(DATA SEGMENT)

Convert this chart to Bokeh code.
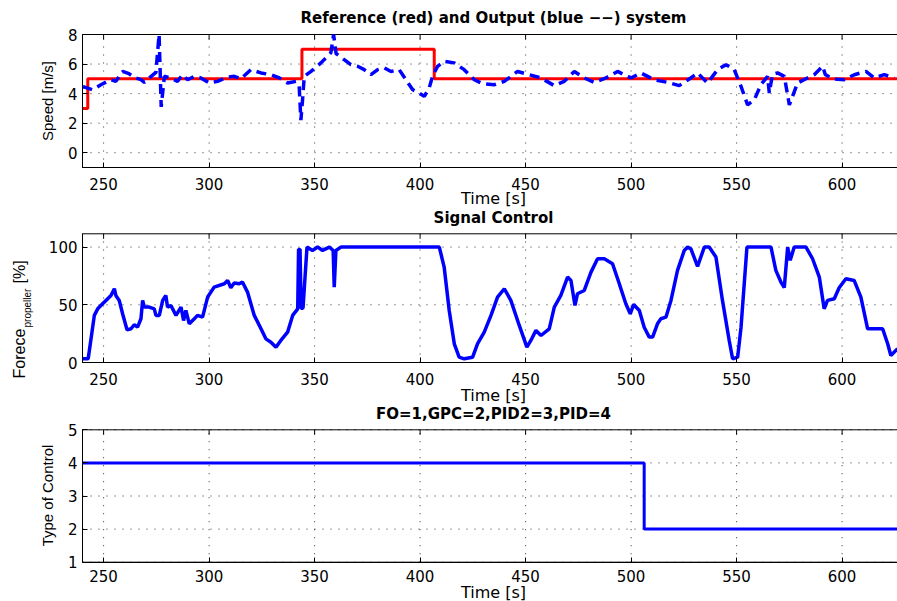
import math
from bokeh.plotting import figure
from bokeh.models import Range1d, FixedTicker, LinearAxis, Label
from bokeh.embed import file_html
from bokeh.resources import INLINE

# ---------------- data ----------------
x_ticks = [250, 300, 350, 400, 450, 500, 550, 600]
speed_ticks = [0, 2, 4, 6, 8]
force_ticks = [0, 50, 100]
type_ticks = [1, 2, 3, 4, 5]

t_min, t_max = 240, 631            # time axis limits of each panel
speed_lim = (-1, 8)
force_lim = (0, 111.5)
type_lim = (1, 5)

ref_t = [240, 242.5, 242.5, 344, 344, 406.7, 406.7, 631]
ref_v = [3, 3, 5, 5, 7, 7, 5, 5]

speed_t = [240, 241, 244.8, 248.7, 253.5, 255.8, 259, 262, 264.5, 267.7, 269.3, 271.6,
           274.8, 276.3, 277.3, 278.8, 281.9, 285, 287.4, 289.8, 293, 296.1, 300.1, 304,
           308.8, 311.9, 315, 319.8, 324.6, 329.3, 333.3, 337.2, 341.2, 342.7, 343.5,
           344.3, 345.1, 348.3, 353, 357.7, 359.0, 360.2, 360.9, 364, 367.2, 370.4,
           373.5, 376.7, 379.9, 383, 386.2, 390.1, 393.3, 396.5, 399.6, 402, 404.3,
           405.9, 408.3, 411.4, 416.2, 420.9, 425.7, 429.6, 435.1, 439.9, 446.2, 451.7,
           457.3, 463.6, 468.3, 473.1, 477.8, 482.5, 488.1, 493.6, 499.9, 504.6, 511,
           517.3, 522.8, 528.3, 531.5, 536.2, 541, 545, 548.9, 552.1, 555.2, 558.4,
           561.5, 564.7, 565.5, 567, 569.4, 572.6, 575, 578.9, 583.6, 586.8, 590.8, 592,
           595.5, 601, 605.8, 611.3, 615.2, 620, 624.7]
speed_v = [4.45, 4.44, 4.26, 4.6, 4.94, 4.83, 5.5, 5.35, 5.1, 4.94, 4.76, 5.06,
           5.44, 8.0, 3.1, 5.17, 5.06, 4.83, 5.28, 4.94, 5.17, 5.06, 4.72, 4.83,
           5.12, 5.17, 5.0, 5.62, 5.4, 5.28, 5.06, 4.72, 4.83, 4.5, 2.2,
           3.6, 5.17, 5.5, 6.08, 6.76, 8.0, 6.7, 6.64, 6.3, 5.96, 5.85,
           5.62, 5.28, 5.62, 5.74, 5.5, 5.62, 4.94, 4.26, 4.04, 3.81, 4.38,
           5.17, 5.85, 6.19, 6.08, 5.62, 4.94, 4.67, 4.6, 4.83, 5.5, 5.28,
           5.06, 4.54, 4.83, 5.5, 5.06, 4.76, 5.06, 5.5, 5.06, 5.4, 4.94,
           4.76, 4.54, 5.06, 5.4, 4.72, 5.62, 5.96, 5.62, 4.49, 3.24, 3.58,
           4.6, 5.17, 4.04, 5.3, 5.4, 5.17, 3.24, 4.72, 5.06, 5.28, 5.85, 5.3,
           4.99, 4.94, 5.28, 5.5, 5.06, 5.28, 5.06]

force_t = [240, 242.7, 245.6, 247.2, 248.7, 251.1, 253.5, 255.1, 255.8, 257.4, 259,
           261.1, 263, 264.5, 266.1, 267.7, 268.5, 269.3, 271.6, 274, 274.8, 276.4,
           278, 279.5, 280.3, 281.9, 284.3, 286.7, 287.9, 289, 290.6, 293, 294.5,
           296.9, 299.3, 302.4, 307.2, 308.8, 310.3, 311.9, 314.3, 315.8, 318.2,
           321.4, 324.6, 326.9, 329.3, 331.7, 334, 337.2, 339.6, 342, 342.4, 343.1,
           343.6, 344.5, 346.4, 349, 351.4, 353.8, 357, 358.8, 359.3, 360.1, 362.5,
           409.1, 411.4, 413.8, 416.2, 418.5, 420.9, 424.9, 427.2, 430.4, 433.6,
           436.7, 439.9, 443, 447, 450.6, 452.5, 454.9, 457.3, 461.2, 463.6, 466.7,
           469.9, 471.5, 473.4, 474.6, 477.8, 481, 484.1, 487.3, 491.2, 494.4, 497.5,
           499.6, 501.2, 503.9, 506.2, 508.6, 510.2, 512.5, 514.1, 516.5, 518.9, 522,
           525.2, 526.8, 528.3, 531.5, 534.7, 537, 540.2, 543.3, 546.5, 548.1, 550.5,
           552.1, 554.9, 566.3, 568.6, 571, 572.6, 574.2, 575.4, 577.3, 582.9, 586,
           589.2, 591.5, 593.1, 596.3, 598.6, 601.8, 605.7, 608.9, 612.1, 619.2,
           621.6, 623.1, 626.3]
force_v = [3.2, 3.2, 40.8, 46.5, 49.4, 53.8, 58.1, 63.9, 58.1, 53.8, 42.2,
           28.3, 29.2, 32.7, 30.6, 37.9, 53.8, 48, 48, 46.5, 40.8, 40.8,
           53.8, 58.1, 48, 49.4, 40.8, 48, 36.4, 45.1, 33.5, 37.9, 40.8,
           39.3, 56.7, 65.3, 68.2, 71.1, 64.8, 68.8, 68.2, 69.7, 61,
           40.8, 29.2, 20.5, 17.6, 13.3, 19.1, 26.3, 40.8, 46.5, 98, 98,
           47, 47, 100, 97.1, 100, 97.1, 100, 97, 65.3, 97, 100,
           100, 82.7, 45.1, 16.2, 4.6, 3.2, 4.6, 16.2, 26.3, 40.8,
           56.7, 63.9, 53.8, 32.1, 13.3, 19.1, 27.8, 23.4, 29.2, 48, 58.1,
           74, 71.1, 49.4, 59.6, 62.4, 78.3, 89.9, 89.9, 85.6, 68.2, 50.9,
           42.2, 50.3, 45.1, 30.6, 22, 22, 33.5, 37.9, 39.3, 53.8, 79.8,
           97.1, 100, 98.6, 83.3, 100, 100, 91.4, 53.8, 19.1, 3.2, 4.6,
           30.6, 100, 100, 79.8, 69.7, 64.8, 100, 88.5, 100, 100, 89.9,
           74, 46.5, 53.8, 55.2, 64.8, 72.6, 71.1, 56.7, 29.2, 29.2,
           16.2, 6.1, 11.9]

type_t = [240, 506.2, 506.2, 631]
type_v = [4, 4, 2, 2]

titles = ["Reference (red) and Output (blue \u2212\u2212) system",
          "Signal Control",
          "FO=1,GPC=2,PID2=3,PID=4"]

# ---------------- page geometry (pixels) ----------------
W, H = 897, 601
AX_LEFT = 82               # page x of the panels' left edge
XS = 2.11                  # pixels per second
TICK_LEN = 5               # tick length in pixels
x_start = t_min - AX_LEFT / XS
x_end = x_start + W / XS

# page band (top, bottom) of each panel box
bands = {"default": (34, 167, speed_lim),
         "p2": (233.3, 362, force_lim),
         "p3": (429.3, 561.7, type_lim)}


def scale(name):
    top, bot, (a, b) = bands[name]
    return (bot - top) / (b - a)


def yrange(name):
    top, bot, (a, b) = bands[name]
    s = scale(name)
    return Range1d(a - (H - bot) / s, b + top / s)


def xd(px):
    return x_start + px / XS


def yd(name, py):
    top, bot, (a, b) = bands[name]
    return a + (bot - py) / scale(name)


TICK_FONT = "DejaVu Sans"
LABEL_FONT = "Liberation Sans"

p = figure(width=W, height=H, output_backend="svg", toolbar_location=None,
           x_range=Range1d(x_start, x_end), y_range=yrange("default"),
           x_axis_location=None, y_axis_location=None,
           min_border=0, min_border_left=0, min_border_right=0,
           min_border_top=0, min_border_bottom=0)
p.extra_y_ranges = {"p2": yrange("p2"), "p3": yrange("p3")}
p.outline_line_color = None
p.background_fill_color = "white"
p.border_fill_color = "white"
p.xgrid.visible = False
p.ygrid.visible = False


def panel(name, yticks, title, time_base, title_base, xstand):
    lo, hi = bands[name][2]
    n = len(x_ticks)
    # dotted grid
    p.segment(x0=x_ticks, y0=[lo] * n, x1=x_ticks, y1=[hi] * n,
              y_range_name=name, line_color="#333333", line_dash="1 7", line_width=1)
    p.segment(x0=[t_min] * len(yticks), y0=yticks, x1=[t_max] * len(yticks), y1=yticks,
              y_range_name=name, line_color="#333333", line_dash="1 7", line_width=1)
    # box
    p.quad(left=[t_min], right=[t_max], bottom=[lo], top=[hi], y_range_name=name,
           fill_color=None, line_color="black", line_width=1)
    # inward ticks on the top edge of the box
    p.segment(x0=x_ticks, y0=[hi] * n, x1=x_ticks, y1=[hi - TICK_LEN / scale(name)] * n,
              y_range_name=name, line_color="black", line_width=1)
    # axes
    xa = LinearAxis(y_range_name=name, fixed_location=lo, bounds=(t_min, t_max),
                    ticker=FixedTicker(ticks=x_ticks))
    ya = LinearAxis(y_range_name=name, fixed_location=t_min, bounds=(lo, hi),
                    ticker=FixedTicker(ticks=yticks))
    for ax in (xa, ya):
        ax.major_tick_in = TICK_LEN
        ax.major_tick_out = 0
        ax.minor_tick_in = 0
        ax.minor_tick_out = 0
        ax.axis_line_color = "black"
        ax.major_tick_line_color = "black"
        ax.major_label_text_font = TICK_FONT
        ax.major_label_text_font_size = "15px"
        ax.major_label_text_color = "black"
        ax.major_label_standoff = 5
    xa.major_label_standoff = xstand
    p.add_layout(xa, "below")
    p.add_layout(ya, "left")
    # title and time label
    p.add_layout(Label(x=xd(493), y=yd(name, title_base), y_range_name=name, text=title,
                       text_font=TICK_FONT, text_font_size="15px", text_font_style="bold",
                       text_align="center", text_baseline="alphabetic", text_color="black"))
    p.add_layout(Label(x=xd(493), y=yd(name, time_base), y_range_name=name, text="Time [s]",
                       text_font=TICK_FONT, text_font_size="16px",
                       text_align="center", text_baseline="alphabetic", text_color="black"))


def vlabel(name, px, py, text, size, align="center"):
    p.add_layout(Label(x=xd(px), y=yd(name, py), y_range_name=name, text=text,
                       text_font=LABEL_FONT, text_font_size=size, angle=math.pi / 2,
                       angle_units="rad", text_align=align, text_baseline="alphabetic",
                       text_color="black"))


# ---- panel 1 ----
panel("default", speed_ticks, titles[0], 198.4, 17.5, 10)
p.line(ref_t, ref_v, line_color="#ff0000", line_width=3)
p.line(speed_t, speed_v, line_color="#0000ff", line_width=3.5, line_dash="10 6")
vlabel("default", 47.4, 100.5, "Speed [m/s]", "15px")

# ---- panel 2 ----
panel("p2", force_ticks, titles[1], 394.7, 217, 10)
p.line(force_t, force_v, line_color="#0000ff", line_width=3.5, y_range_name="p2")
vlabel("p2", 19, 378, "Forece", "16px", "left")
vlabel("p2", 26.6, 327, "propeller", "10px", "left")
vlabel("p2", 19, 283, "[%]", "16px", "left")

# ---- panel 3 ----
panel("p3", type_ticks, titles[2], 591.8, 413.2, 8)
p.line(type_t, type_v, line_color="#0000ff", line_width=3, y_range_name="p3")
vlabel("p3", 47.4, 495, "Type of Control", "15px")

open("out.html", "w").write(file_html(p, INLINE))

(THE PROBLEM)
From the first line of the listing above, repeat every line through the one holding "ref_v = [3, 3, 5, 5, 7, 7, 5, 5]". Both ends count, and pictures stay out.

(OUTPUT OF THE EXERCISE)
Convert this chart to Bokeh code.
import math
from bokeh.plotting import figure
from bokeh.models import Range1d, FixedTicker, LinearAxis, Label
from bokeh.embed import file_html
from bokeh.resources import INLINE

# ---------------- data ----------------
x_ticks = [250, 300, 350, 400, 450, 500, 550, 600]
speed_ticks = [0, 2, 4, 6, 8]
force_ticks = [0, 50, 100]
type_ticks = [1, 2, 3, 4, 5]

t_min, t_max = 240, 631            # time axis limits of each panel
speed_lim = (-1, 8)
force_lim = (0, 111.5)
type_lim = (1, 5)

ref_t = [240, 242.5, 242.5, 344, 344, 406.7, 406.7, 631]
ref_v = [3, 3, 5, 5, 7, 7, 5, 5]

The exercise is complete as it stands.